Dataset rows
— Begin —

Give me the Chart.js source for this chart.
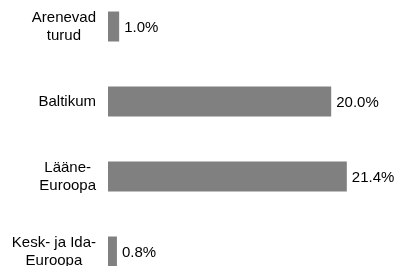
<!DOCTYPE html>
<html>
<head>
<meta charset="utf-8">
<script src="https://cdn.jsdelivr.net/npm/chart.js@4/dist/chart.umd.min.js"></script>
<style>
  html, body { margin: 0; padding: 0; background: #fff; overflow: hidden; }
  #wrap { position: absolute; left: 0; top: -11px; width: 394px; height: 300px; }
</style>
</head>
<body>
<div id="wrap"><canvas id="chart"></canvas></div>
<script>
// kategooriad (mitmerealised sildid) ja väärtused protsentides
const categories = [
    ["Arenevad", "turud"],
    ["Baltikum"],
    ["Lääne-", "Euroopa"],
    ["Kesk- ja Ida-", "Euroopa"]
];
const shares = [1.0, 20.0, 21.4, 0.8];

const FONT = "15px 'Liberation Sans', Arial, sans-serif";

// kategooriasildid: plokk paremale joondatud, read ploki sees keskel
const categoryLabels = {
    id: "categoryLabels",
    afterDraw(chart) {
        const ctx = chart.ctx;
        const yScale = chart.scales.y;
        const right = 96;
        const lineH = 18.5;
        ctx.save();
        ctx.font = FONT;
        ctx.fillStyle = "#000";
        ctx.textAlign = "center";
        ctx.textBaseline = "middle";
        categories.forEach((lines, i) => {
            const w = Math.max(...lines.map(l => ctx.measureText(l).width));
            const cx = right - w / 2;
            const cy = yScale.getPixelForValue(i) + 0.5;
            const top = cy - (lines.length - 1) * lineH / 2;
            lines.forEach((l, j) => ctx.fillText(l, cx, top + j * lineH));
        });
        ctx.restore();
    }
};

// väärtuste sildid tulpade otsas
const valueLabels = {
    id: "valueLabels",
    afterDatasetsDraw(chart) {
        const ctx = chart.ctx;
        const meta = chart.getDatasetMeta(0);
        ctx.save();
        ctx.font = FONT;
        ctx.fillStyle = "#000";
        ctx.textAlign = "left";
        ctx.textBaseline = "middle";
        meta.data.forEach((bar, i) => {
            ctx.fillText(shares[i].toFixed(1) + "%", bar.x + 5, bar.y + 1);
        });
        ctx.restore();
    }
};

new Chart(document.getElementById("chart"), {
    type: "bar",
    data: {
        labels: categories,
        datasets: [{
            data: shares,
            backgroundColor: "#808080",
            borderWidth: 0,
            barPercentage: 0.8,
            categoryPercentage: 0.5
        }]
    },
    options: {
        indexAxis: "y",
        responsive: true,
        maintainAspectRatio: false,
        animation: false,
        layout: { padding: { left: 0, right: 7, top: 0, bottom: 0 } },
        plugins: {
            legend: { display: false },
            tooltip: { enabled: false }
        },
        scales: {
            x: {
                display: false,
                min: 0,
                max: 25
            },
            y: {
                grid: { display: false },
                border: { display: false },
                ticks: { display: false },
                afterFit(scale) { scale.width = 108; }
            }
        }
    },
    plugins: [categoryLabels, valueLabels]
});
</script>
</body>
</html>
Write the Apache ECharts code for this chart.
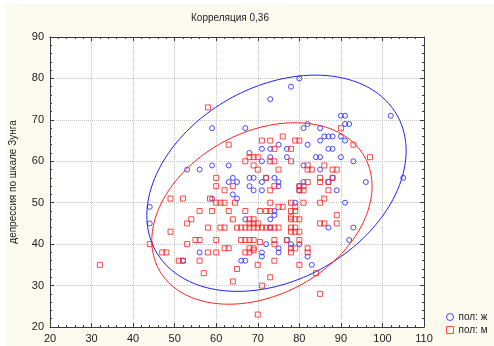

— End —

— AIM OF THE TASK —
Every entry must be written out exactly, with all pictures left out.

— CORRECT OUTPUT —
Give me the Chart.js source for this chart.
<!DOCTYPE html>
<html>
<head>
<meta charset="utf-8">
<script src="https://cdn.jsdelivr.net/npm/chart.js@4/dist/chart.umd.min.js"></script>
<style>
  html, body { margin: 0; padding: 0; background: #fff; overflow: hidden; }
  #wrap { position: absolute; left: 0; top: -11px; width: 394px; height: 300px; }
</style>
</head>
<body>
<div id="wrap"><canvas id="chart"></canvas></div>
<script>
// kategooriad (mitmerealised sildid) ja väärtused protsentides
const categories = [
    ["Arenevad", "turud"],
    ["Baltikum"],
    ["Lääne-", "Euroopa"],
    ["Kesk- ja Ida-", "Euroopa"]
];
const shares = [1.0, 20.0, 21.4, 0.8];

const FONT = "15px 'Liberation Sans', Arial, sans-serif";

// kategooriasildid: plokk paremale joondatud, read ploki sees keskel
const categoryLabels = {
    id: "categoryLabels",
    afterDraw(chart) {
        const ctx = chart.ctx;
        const yScale = chart.scales.y;
        const right = 96;
        const lineH = 18.5;
        ctx.save();
        ctx.font = FONT;
        ctx.fillStyle = "#000";
        ctx.textAlign = "center";
        ctx.textBaseline = "middle";
        categories.forEach((lines, i) => {
            const w = Math.max(...lines.map(l => ctx.measureText(l).width));
            const cx = right - w / 2;
            const cy = yScale.getPixelForValue(i) + 0.5;
            const top = cy - (lines.length - 1) * lineH / 2;
            lines.forEach((l, j) => ctx.fillText(l, cx, top + j * lineH));
        });
        ctx.restore();
    }
};

// väärtuste sildid tulpade otsas
const valueLabels = {
    id: "valueLabels",
    afterDatasetsDraw(chart) {
        const ctx = chart.ctx;
        const meta = chart.getDatasetMeta(0);
        ctx.save();
        ctx.font = FONT;
        ctx.fillStyle = "#000";
        ctx.textAlign = "left";
        ctx.textBaseline = "middle";
        meta.data.forEach((bar, i) => {
            ctx.fillText(shares[i].toFixed(1) + "%", bar.x + 5, bar.y + 1);
        });
        ctx.restore();
    }
};

new Chart(document.getElementById("chart"), {
    type: "bar",
    data: {
        labels: categories,
        datasets: [{
            data: shares,
            backgroundColor: "#808080",
            borderWidth: 0,
            barPercentage: 0.8,
            categoryPercentage: 0.5
        }]
    },
    options: {
        indexAxis: "y",
        responsive: true,
        maintainAspectRatio: false,
        animation: false,
        layout: { padding: { left: 0, right: 7, top: 0, bottom: 0 } },
        plugins: {
            legend: { display: false },
            tooltip: { enabled: false }
        },
        scales: {
            x: {
                display: false,
                min: 0,
                max: 25
            },
            y: {
                grid: { display: false },
                border: { display: false },
                ticks: { display: false },
                afterFit(scale) { scale.width = 108; }
            }
        }
    },
    plugins: [categoryLabels, valueLabels]
});
</script>
</body>
</html>
Write the Apache ECharts code for this chart.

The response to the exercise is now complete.